The terror group disseminated detailed directives via social media ahead of Monday’s violent clashes at the border, the TV report said. These directives went so far as to inform protesters in which Israeli community each terrorist leader would be delivering victory speeches after the protests had achieved their stated goal of breaching the border.
“Ismail Haniyeh will speak in Nahal Oz, Khalil al-Hayya in Kfar Aza and (Palestinian Islamic Jihad leader) Nafed Azzam in Be’eri,” Hadashot quoted the instructions as saying. “After the victory speeches, celebrations will begin throughout Palestine.”
Protesters were told that tractors would seek to bring down the fence, and were urged to arm themselves with “a knife or a handgun” for use after the border was breached, the report said. “Seek to drive (Israeli) snipers from their positions,” the instructions added.
The directives were reportedly accompanied by detailed maps, and included the Israeli communities to which Palestinians were encouraged to rush.
Col. Kobi Heller, the commander of the IDF’s Southern (Gaza) Brigade, told the TV station that this information corresponded with the military’s own material on what has been playing out at the border.
“In the end all the people who come up to the fence definitely do it under Hamas’s direction,” he said.
He noted, however, that Hamas leadership was absent during Monday’s violence. “They didn’t come to the fence on Monday.
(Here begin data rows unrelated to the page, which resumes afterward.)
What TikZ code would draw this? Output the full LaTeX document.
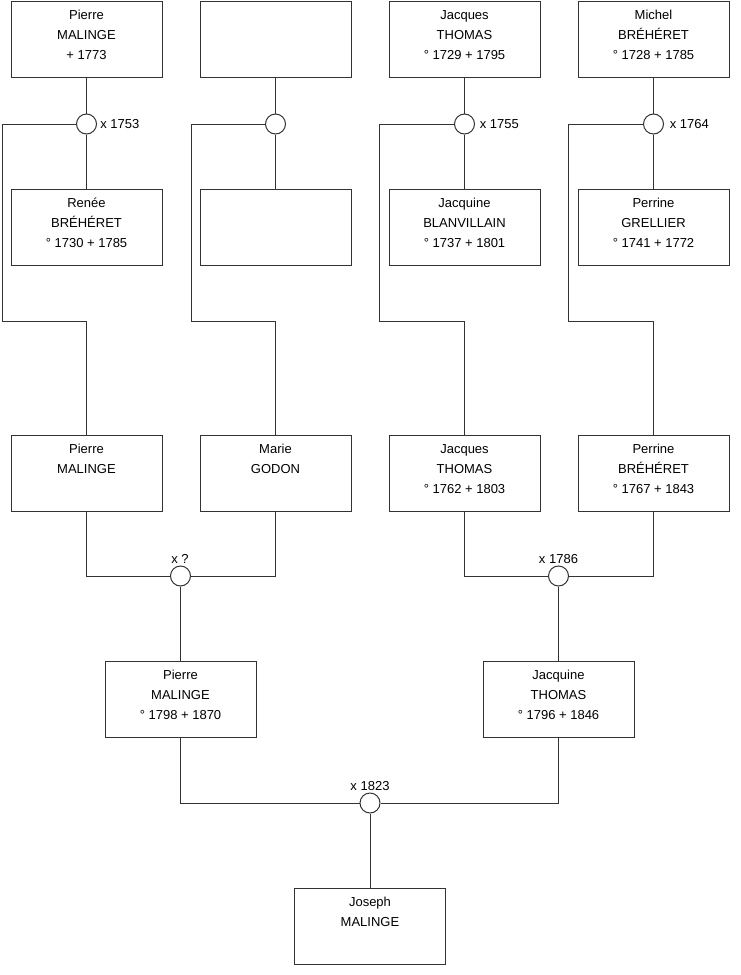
\documentclass[tikz,border=0pt]{standalone}
\usepackage{fontspec}
\setmainfont{Liberation Sans}
\definecolor{lc}{HTML}{333333}
\tikzset{
  pbox/.style={draw=lc, line width=0.75pt, minimum width=113.25pt, minimum height=57pt, inner sep=0pt},
  ptext/.style={anchor=base, inner sep=0pt, text=black, font=\fontsize{9.75}{12}\selectfont},
  wed/.style={circle, draw=lc, fill=white, line width=0.75pt, minimum size=15pt, inner sep=0pt},
  wlab/.style={inner sep=0pt, text=black, font=\fontsize{9.75}{12}\selectfont},
  conn/.style={draw=lc, line width=0.75pt},
}
% #1 name, #2 left x, #3 top y (px)
\newcommand\pboxframe[3]{\node[pbox] (#1) at ({#2+75.5},{#3+38}) {};}
\newcommand\pboxtwo[5]{\pboxframe{#1}{#2}{#3}%
  \node[ptext] (#1-a) at ({#2+75.5},{#3+18.8}) {#4};%
  \node[ptext] (#1-b) at ({#2+75.5},{#3+38.5}) {#5};}
\newcommand\pboxthree[6]{\pboxtwo{#1}{#2}{#3}{#4}{#5}%
  \node[ptext] (#1-c) at ({#2+75.5},{#3+58.2}) {#6};}
\begin{document}
\begin{tikzpicture}[x=0.75pt,y=-0.75pt]
\useasboundingbox (0,0) rectangle (740,975);
% row 1
\pboxthree{A1}{11}{1}{Pierre}{MALINGE}{+ 1773}
\pboxframe{A2}{200}{1}
\pboxthree{A3}{389}{1}{Jacques}{THOMAS}{° 1729 + 1795}
\pboxthree{A4}{578}{1}{Michel}{BRÉHÉRET}{° 1728 + 1785}
% row 2
\pboxthree{B1}{11}{189}{Renée}{BRÉHÉRET}{° 1730 + 1785}
\pboxframe{B2}{200}{189}
\pboxthree{B3}{389}{189}{Jacquine}{BLANVILLAIN}{° 1737 + 1801}
\pboxthree{B4}{578}{189}{Perrine}{GRELLIER}{° 1741 + 1772}
% row 3
\pboxtwo{C1}{11}{435}{Pierre}{MALINGE}
\pboxtwo{C2}{200}{435}{Marie}{GODON}
\pboxthree{C3}{389}{435}{Jacques}{THOMAS}{° 1762 + 1803}
\pboxthree{C4}{578}{435}{Perrine}{BRÉHÉRET}{° 1767 + 1843}
% row 4
\pboxthree{D1}{105}{661}{Pierre}{MALINGE}{° 1798 + 1870}
\pboxthree{D2}{483}{661}{Jacquine}{THOMAS}{° 1796 + 1846}
% row 5
\pboxtwo{E}{294.5}{888}{Joseph}{MALINGE}

% marriage circles
\node[wed] (m1) at (86.5,124) {};
\node[wed] (m2) at (275.5,124) {};
\node[wed] (m3) at (464.5,124) {};
\node[wed] (m4) at (653.5,124) {};
\node[wed] (m5) at (180.5,576) {};
\node[wed] (m6) at (558.5,576) {};
\node[wed] (m7) at (370,803) {};

% corner coordinates
\coordinate (k1a) at (2,124);   \coordinate (k1b) at (2,321.7);   \coordinate (k1c) at (86.5,321.7);
\coordinate (k2a) at (191,124); \coordinate (k2b) at (191,321.7); \coordinate (k2c) at (275.5,321.7);
\coordinate (k3a) at (379,124); \coordinate (k3b) at (379,321.7); \coordinate (k3c) at (464.5,321.7);
\coordinate (k4a) at (568.5,124); \coordinate (k4b) at (568.5,321.7); \coordinate (k4c) at (653.5,321.7);
\coordinate (k5a) at (86.5,576); \coordinate (k5b) at (275.5,576);
\coordinate (k6a) at (464.5,576); \coordinate (k6b) at (653.5,576);
\coordinate (k7a) at (180.5,803); \coordinate (k7b) at (558.5,803);

% connectors
\foreach \i in {1,2,3,4}{
  \draw[conn] (A\i.south) -- (m\i.north);
  \draw[conn] (m\i.south) -- (B\i.north);
  \draw[conn] (m\i.west) -- (k\i a) -- (k\i b) -- (k\i c) -- (C\i.north);
}
\draw[conn] (C1.south) -- (k5a) -- (m5.west);
\draw[conn] (C2.south) -- (k5b) -- (m5.east);
\draw[conn] (m5.south) -- (D1.north);
\draw[conn] (C3.south) -- (k6a) -- (m6.west);
\draw[conn] (C4.south) -- (k6b) -- (m6.east);
\draw[conn] (m6.south) -- (D2.north);
\draw[conn] (D1.south) -- (k7a) -- (m7.west);
\draw[conn] (D2.south) -- (k7b) -- (m7.east);
\draw[conn] (m7.south) -- (E.north);

% marriage labels
\node[wlab, anchor=base west] (l1) at (100,128.3) {x 1753};
\node[wlab, anchor=base west] (l3) at (479.5,128.3) {x 1755};
\node[wlab, anchor=base west] (l4) at (669.5,128.3) {x 1764};
\node[wlab, anchor=base] (l5) at (180,563) {x ?};
\node[wlab, anchor=base] (l6) at (558.5,563) {x 1786};
\node[wlab, anchor=base] (l7) at (370,790) {x 1823};
\end{tikzpicture}
\end{document}
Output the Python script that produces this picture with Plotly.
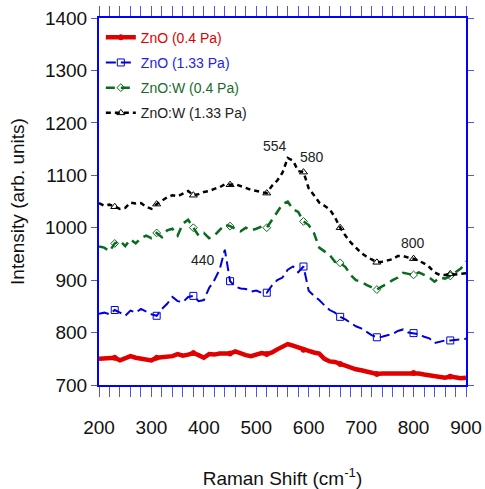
import plotly.graph_objects as go

x_shift = list(range(200, 901, 10))

zno_04 = [750, 751, 752, 752, 747, 750, 755, 752, 751, 748, 747, 752, 753, 756, 755, 759, 756, 758, 761, 757,
          752, 759, 758, 760, 761, 760, 764, 760, 757, 755, 758, 761, 759, 762, 768, 773, 778, 775, 771, 767,
          765, 762, 760, 750, 745, 744, 740, 737, 733, 730, 728, 725, 722, 721, 722, 722, 722, 722, 723, 724,
          723, 722, 720, 718, 716, 715, 714, 716, 714, 713, 714]

zno_133 = [836, 838, 835, 843, 838, 832, 842, 838, 845, 840, 835, 832, 845, 855, 868, 860, 858, 868, 870, 860,
           862, 885, 900, 920, 958, 898, 888, 884, 883, 878, 880, 876, 876, 890, 900, 905, 920, 926, 915, 926,
           880, 870, 862, 852, 843, 838, 830, 825, 818, 812, 808, 802, 795, 791, 792, 795, 797, 803, 806, 800,
           799, 797, 792, 789, 780, 782, 785, 785, 786, 787, 788]

znow_04 = [964, 962, 955, 970, 975, 965, 978, 970, 980, 985, 980, 990, 982, 995, 998, 985, 1008, 1015, 1000, 985,
           990, 980, 985, 995, 1006, 1003, 998, 993, 1000, 995, 998, 1002, 1000, 1015, 1030, 1045, 1050, 1035, 1030, 1012,
           1005, 990, 962, 955, 948, 935, 933, 925, 910, 900, 897, 891, 887, 882, 888, 893, 900, 905, 914, 912,
           910, 915, 910, 905, 897, 905, 903, 908, 915, 922, 936]

znow_133 = [1047, 1042, 1044, 1040, 1036, 1038, 1048, 1046, 1047, 1040, 1036, 1045, 1052, 1058, 1062, 1060, 1065, 1070, 1062, 1064,
            1068, 1070, 1074, 1077, 1083, 1082, 1083, 1080, 1076, 1072, 1070, 1068, 1066, 1080, 1090, 1105, 1133, 1128, 1108, 1106,
            1075, 1062, 1048, 1042, 1035, 1020, 1000, 985, 972, 962, 952, 945, 940, 934, 935, 937, 940, 946, 946, 943,
            941, 937, 932, 925, 915, 910, 910, 912, 911, 912, 913]

marker_x = [230, 310, 380, 450, 520, 590, 660, 730, 800, 870]

peak_labels = ["554", "580", "800", "440"]
peak_x = [536, 606, 799, 399]
peak_y = [1155, 1135, 970, 939]

series = [
    ("ZnO (0.4 Pa)", zno_04, "#e00000", "#e00000", 4.5, "solid", "circle", 5),
    ("ZnO (1.33 Pa)", zno_133, "#0000dd", "#2222ee", 2, "10px,5px", "square-open", 7),
    ("ZnO:W (0.4 Pa)", znow_04, "#0a6b1e", "#1a6b2a", 2.5, "9px,6px", "diamond-open", 6),
    ("ZnO:W (1.33 Pa)", znow_133, "#000000", "#222222", 2.5, "5px,4px", "triangle-up-open", 7),
]

fig = go.Figure()
for i, (name, vals, col, tcol, w, dash, sym, ms) in enumerate(series):
    fig.add_trace(go.Scatter(
        x=x_shift, y=vals, mode="lines", showlegend=False,
        line=dict(color=col, width=w, dash=dash),
    ))
    mx = [xv for xv in x_shift if xv in marker_x]
    my = [v for xv, v in zip(x_shift, vals) if xv in marker_x]
    fig.add_trace(go.Scatter(
        x=mx, y=my, mode="markers", showlegend=False,
        marker=dict(symbol=sym, size=ms, color=col, line=dict(color=col, width=1)),
    ))
    fig.add_trace(go.Scatter(
        x=[None], y=[None], mode="lines+markers",
        name=f'<span style="color:{tcol}">{name}</span>',
        legendgroup=f"g{i}",
        line=dict(color=col, width=w, dash=dash),
        marker=dict(symbol=sym, size=ms, color=col, line=dict(color=col, width=1)),
    ))

for t, xv, yv in zip(peak_labels, peak_x, peak_y):
    fig.add_annotation(x=xv, y=yv, text=t, showarrow=False,
                       font=dict(size=14, color="#222222", family="Liberation Sans"))

axis_common = dict(
    showline=True, linecolor="#0000ff", linewidth=2, mirror="allticks",
    ticks="outside", tickcolor="#5555ee", tickwidth=1,
    showgrid=False, zeroline=False, automargin=False,
    tickfont=dict(size=19, color="#111111", family="Liberation Sans"),
)

fig.update_xaxes(range=[200, 900], dtick=100, ticklen=10, ticklabelstandoff=14,
                 minor=dict(dtick=20, ticks="outside", ticklen=10, tickcolor="#5555ee", tickwidth=1),
                 title=dict(text="Raman Shift (cm<sup>-1</sup>)", standoff=35,
                            font=dict(size=19, color="#111111", family="Liberation Sans")),
                 **axis_common)
fig.update_yaxes(range=[700, 1400], dtick=100, ticklen=6,
                 title=dict(text="Intensity (arb. units)", standoff=15,
                            font=dict(size=19, color="#111111", family="Liberation Sans")),
                 **axis_common)

fig.update_layout(
    width=485, height=489,
    margin=dict(l=99, r=19, t=18, b=104),
    plot_bgcolor="white", paper_bgcolor="white",
    font=dict(family="Liberation Sans"),
    legend=dict(x=0.005, y=0.99, xanchor="left", yanchor="top",
                bgcolor="rgba(0,0,0,0)", font=dict(size=14, family="Liberation Sans"),
                tracegroupgap=4, itemwidth=30),
    showlegend=True,
)

fig.write_html("out.html")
They were afraid.”
Heller said: “You had thousands of riled up protesters. Someone riled them up. Someone got them to get up as one and charge at the soldiers along the fence.
“By the way,” he said, “if they hadn’t charged like that, our soldiers wouldn’t have done anything.”
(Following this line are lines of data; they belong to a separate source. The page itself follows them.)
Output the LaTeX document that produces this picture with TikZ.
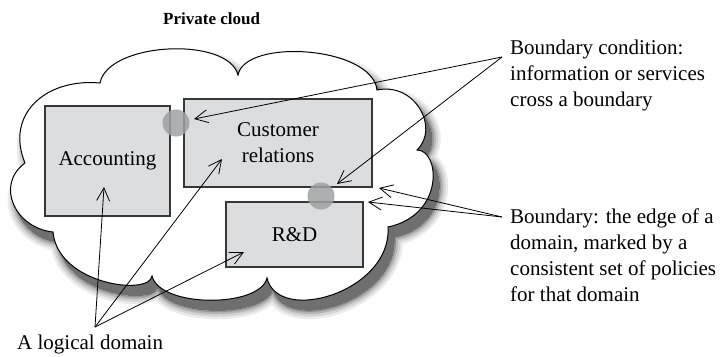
\documentclass[tikz,border=0pt]{standalone}
\usepackage{fontspec}
\setmainfont{Liberation Serif}
\usetikzlibrary{arrows.meta}
\definecolor{boxfill}{RGB}{220,221,223}
\definecolor{boxdraw}{RGB}{55,55,55}
\definecolor{dotfill}{RGB}{160,161,164}
\tikzset{
  domainbox/.style={draw=boxdraw, fill=boxfill, line width=1.2pt, inner sep=0pt, align=center, font=\fontsize{21}{26}\selectfont},
  bdot/.style={circle, fill=dotfill, fill opacity=0.85, inner sep=0pt, minimum size=27pt},
  arr/.style={line width=0.8pt, -{Straight Barb[length=13pt,width=13pt,line width=0.8pt]}},
  lbl/.style={inner sep=0pt, align=left, font=\fontsize{21}{26}\selectfont},
}
\def\cloudpath{(25,163) .. controls (5,115) and (45,78) .. (100,83)
  .. controls (108,42) and (228,36) .. (238,75)
  .. controls (245,38) and (372,46) .. (377,90)
  .. controls (415,82) and (440,128) .. (417,150)
  .. controls (440,150) and (445,215) .. (388,227)
  .. controls (392,292) and (278,325) .. (267,278)
  .. controls (260,308) and (160,308) .. (152,276)
  .. controls (150,296) and (58,285) .. (53,232)
  .. controls (15,228) and (-5,185) .. (25,163) -- cycle}
\begin{document}
\begin{tikzpicture}[x=1pt,y=-1pt]
\useasboundingbox (0,0) rectangle (720,356);
% shadow
\foreach \w/\o in {18/0.08,13/0.10,8/0.14,4/0.18,0/0.25}{
  \begin{scope}[transparency group, opacity=\o]
    \path[shift={(6,10)}, fill=black, draw=black, line width=\w pt, line join=round] \cloudpath;
  \end{scope}
}
\path[fill=white, draw=black, line width=1pt] \cloudpath;
% title
\node[anchor=base west, inner sep=0pt, font=\fontsize{17}{20}\selectfont\bfseries] (title) at (163,24) {Private cloud};
% domains
\node[domainbox, minimum width=125pt, minimum height=110pt] (acc) at (107.5,161) {Accounting};
\node[domainbox, minimum width=188pt, minimum height=88pt] (cr) at (278,143) {Customer\\relations};
\node[domainbox, minimum width=137pt, minimum height=65pt] (rd) at (294.5,234.5) {R\&D};
% boundary dots
\node[bdot] (dot1) at (176,123) {};
\node[bdot] (dot2) at (321,196) {};
% labels
\node[lbl, anchor=north west] (bc) at (510,40) {Boundary condition:\\information or services\\cross a boundary};
\node[lbl, anchor=north west] (bd) at (510,209) {Boundary: the edge of a\\domain, marked by a\\consistent set of policies\\for that domain};
\node[lbl, anchor=base west] (ld) at (17,349) {A logical domain};
% connector ends
\coordinate (bcA) at (502,57);
\coordinate (bdA) at (502,217);
\coordinate (ldA) at (95,327);
\coordinate (t1) at (194,119);
\coordinate (t2) at (337,184);
\coordinate (t3) at (379,188);
\coordinate (t4) at (368,202);
\coordinate (t5) at (104,187);
\coordinate (t6) at (222,159);
\coordinate (t7) at (244,252);
\draw[arr] (bcA) -- (t1);
\draw[arr] (bcA) -- (t2);
\draw[arr] (bdA) -- (t3);
\draw[arr] (bdA) -- (t4);
\draw[arr] (ldA) -- (t5);
\draw[arr] (ldA) -- (t6);
\draw[arr] (ldA) -- (t7);
\end{tikzpicture}
\end{document}
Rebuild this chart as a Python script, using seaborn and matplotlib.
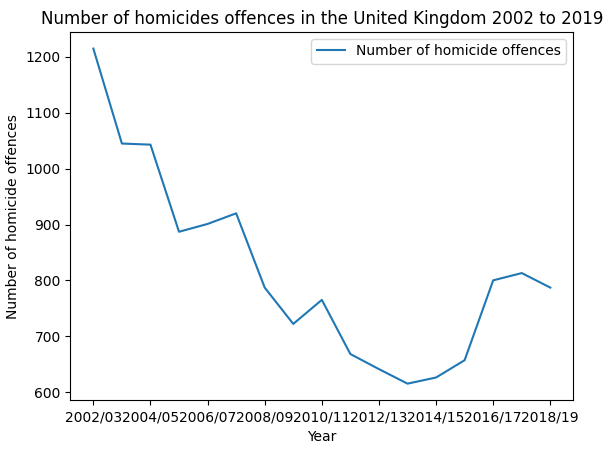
import seaborn as sns
import pandas as pd
import matplotlib.pyplot as plt

years = ['2002/03', '2003/04', '2004/05', '2005/06', '2006/07', '2007/08', '2008/09',
         '2009/10', '2010/11', '2011/12', '2012/13', '2013/14', '2014/15', '2015/16',
         '2016/17', '2017/18', '2018/19']
offences = [1215, 1045, 1043, 887, 901, 920, 787, 722, 765, 668, 641, 615, 626, 657,
            800, 813, 787]

df = pd.DataFrame({'Year': years, 'Number of homicide offences': offences})

fig, ax = plt.subplots(figsize=(6.13, 4.55), dpi=100)
fig.subplots_adjust(left=0.115, right=0.935, top=0.93, bottom=0.12)
sns.lineplot(data=df, x='Year', y='Number of homicide offences', ax=ax,
             label='Number of homicide offences', sort=False)
ax.set_xticks(range(0, len(years), 2))
ax.set_xticklabels(years[::2])
ax.set_title('Number of homicides offences in the United Kingdom 2002 to 2019')
ax.legend(loc='upper right')
fig.savefig('out.png')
Since March 30, tens of thousands of Palestinians have taken part in weekly “March of Return” protests, which Israel says are orchestrated by the Hamas terror group and used as cover for attempted terror attacks and breaches of the border fence.
The violent demonstrations were meant to end on May 15, but Hamas leaders have said they want them to continue.
The deaths of 62 Palestinians during Monday’s violent protests were met with international outrage and calls for an independent investigation of events. The UN’s Human Rights Council on Friday ordered a probe, and a resolution prepared by Kuwait for the UN Security Council urges the deployment of an international force to protect Gazans. Hamas has subsequently admitted that 50 of the dead were members of the terror group. Three others were Islamic Jihad members.
Lt. Col. Akhsan Daksa, a battalion commander in the IDF’s 7th Armored Brigade, told Hadashot snipers were not given carte blanche to fire as they chose. “Not at all,” he said. “There is a very clear method of authorization.”
Daksa called the Palestinian protests on Monday “a violent affair such as I’ve not encountered.”
He added: “I fought in the Second Lebanon War, in Operation Protective Edge (the 2014 war in Gaza). There was violence here like in a battlefield.”
Daksa, who speaks Arabic, said he communicated with some of the protesters over the fence, sometimes “from five meters away.” They told him “We’re on our way to Nahal Oz, to the other communities. Today’s prayers will be held there.”
He said he told demonstrators to head back from the fence. “This won’t help, this isn’t the way,” he recounted telling them.
However, he said, when protesters arrived in droves at the fence and hurled grenades or bombs “there’s no other measure that can work” besides sniper fire. “At that point, there is no other measure.”
Heller added, “If we hadn’t been (guarding) the fence this week, ensuring that Hamas, Islamic Jihad and others met a brick wall of combat soldiers when they came to the fence, this mob would have infiltrated [Israeli residential] communities.”